Analysis of microphone and 3C geophone measurements from a 3C-2D seismic survey

Alejandro David Alcudia León, Robert R. Stewart

A 3C-2D seismic survey was conducted at Pikes Peak oil field, Saskatchewan during March 2000. It consisted of conventional arrays of geophones, single 3-C geophones and microphones, designed and tested at the University of Calgary. The aim of deploying pressure sensors in the field was to record the ambient noise and the airwave generated by the vibroseis source. The reliability of using pressure data to suppress some of the noise coupled into the geophone records remains the main goal of the undergoing research. However, a deep understanding of the wave phenomena associated with energy conversion at the air-ground interface is necessary. Therefore, a general model is derived for the air-ground transfer function which is frequency dependent.
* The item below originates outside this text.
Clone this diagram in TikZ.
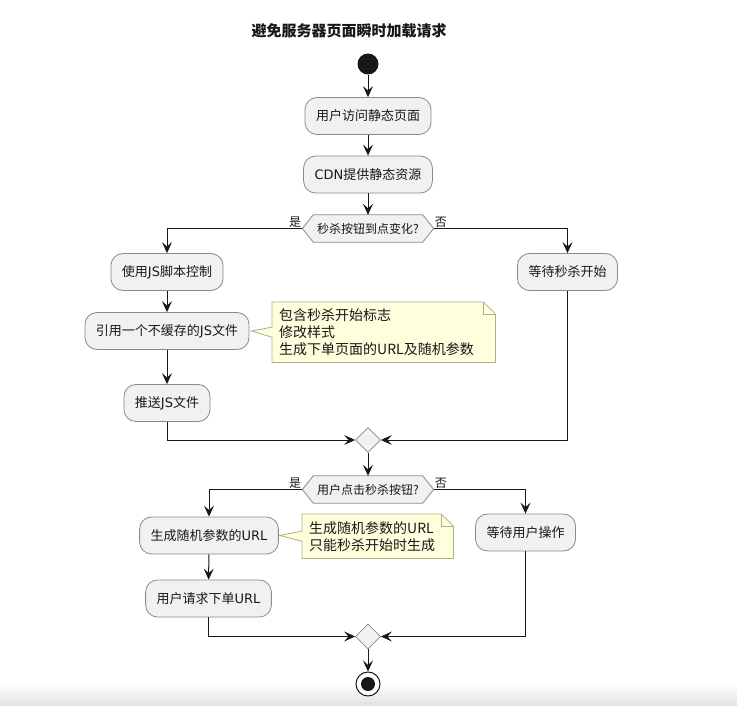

The airwave is primarily produced by the vibrator's baseplate, which is modeled as a circular piston vibrating in an infinite rigid baffle. Analysis of the microphone data in the time, frequency and Gabor domains suggests that the model of the airwave source is a good approximation to the actual physics. The sound radiation pattern of the vibrator's baseplate has a direct effect on the airwave frequency content of the microphone traces. A similar signal analysis of the multicomponent data reveals that the coupling of the airwave is broadband, with stronger energy in the vertical and radial components at frequencies in the range 10-25 Hz. Preliminary analysis suggests that the sound beaming might also affect the frequency content of the coupled airwave. These observations are consistent for five consecutive source points.